“You can call out if you’re dead.” — that’s how restaurant owners or managers often describe their sick leave policy, with a wink that says, I’m joking, but not really. I recently spoke to a former server and bartender who told me the only time her boss allowed her to leave work for health reasons was after she vomited on the kitchen floor. This is not only atrocious treatment of an employee, but also a health hazard. As a restaurant patron you have a selfish interest in that employee’s paid sick leave.
Earlier this month, Maryland food service and hospitality trade organizations asked the secretary of labor to end the pandemic-related waiver of requirements showing you’re looking for a job in order to receive employment benefits. Already, half of the country’s states have done so, and President Joe Biden is pushing the Labor Department to help the other half reimpose the requirement as well.

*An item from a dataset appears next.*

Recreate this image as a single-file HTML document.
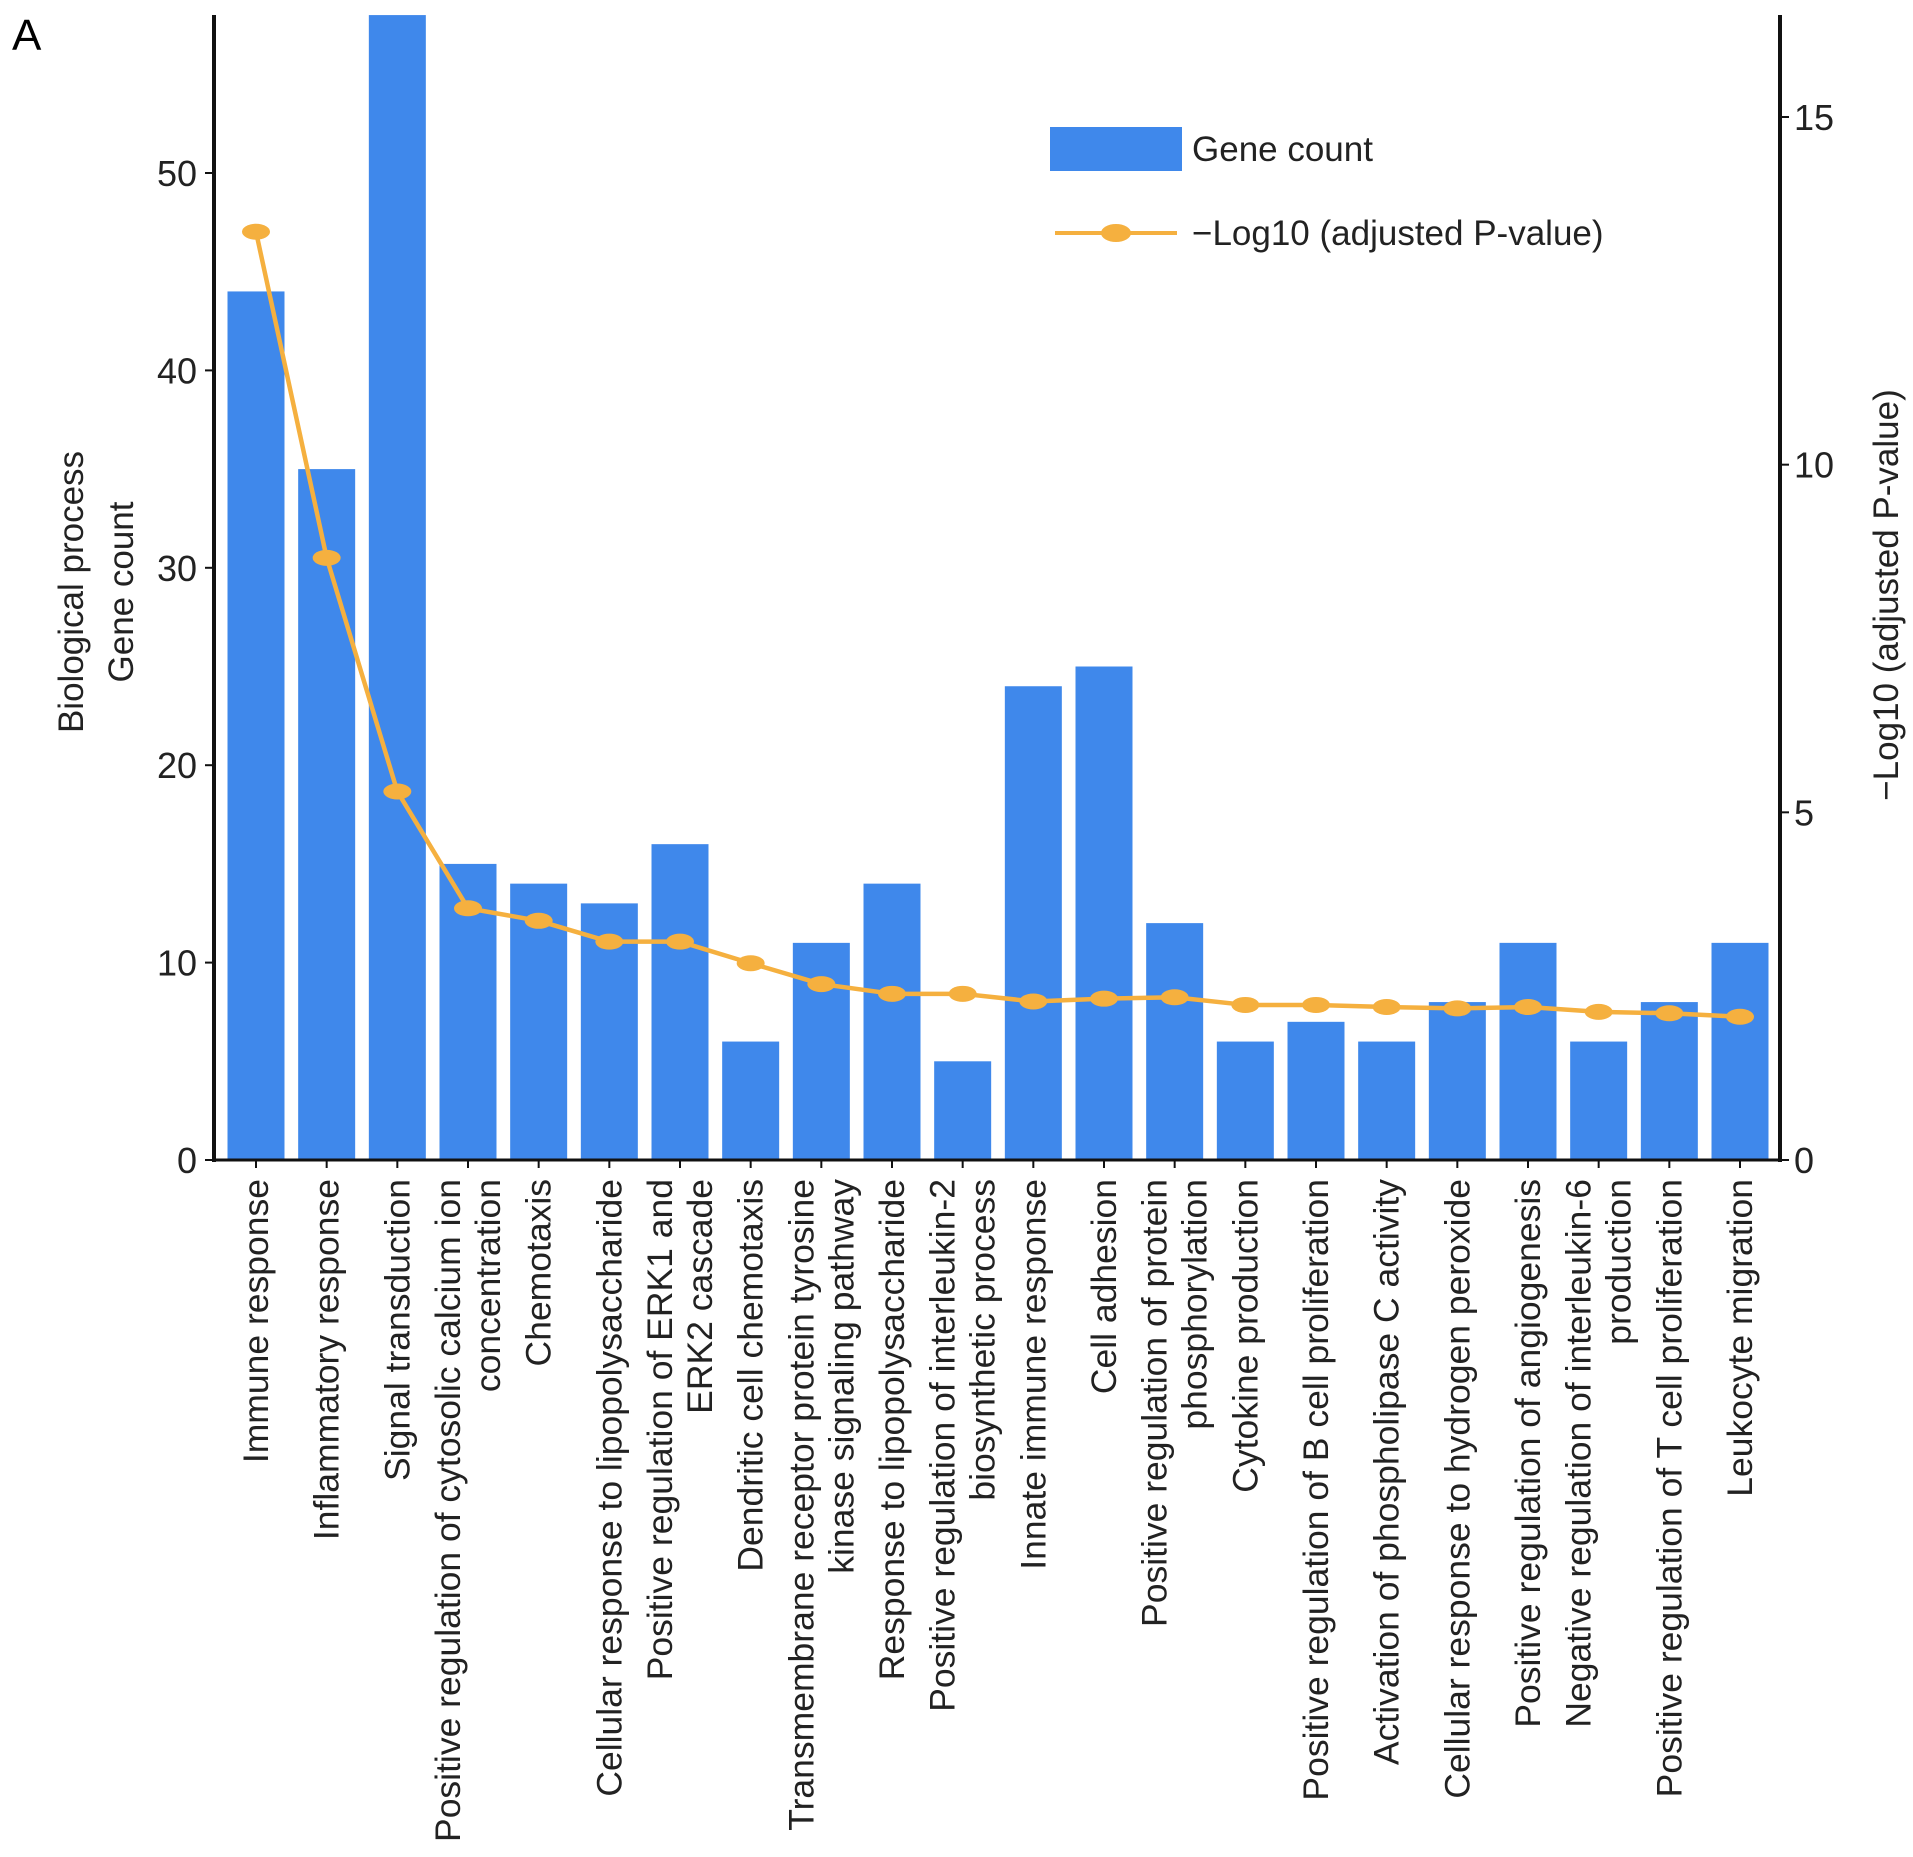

That tactic will only lead to more no-shows, as people interview for jobs that don’t feel safe just so they can get the rubber stamp for the unemployment office. And what the trade groups are asking for is uncomfortably close to indentured servitude: If people reach the point of starvation, they will be forced to come back to the jobs that discarded them like used tissues at the beginning of the plague.
Many employers have raised wages, and there is no shortage of breathless headlines about incentives and benefits some have added, such as paying applicants just to come to a job interview. Raising industry wages above the poverty line is certainly important. Economists agree that even the much-debated $15 minimum wage would not actually constitute a living wage, but it sure beats the $2.13 that has been the federal tipped minimum wage since 1991.
But even at $15 per hour, restaurant jobs are still largely backbreaking jobs with no future, little to no benefits and lousy hours. It’s no coincidence that fast food has the greatest labor shortage, closely followed by fast casual, which is your Five Guys and Chipotle. Those happen to be the establishments whose clientele is also the least likely to adhere to safety measures, and the most likely to get confrontational about it.
Ah, but “there’s flexibility built within the restaurant industry,” says Kristine Hillmer, head of the Wisconsin Restaurant Association. Flexibility for the employer, sure — the freedom to schedule your employee every single night and every single weekend, or to cut a shift at short notice. In my experience, employees rarely have a say in this.
Employers and even industry lobbyists admit that employees may be hesitant to return to jobs that laid them off, some of them two or three times. They’re trying to assure potential hires that hard lockdowns are a thing of the past.
But I don’t think restaurant workers are primarily worried about new lockdowns. They know that we are slowly getting out of the weeds of this pandemic. For many of them, it’s the fact that employers have, once and for all, shown that they don’t care about their workers. Yes, some small restaurateurs cried as they laid off their staff, but many, especially large chains just treat you as collateral damage. This has always been apparent, in some ways. Foodservice work is rife with injuries both accidental and repetitive, and when they mount and become unbearable, seasoned workers are often discarded without a second thought. But the pandemic has brought a mass realization that no one cares about you as a human being. Restaurant owners’ public comments like, “now we just take what we can get” won’t help the new hires feel appreciated, either.
So, what needs to change?
The pay rate needs to change. But just as importantly, the culture needs to change. Rooting out sexual harassment and physical assault should be the bare minimum for any workplace, but the industry is only just waking up to that idea.
Employers, instead of lobbying against unemployment benefits, lobby for conditions that enable better pay, such as raising the minimum wage for all and adding the gratuity by default. Create jobs and opportunities for the people who have wrecked their knees in service of your business. Employ them as buyers and hosts, teach them accounting, help them with tuition — come up with something. Guarantee your staff every other weekend off, or at least their kids’ birthdays. Help employees and prospective hires get vaccinated; being eligible still does not equal scoring an appointment. Provide good protective equipment for them.
And maybe just once, in a high-stakes situation, take your employees’ side over a customer’s. You’ll be amazed how far that gets you.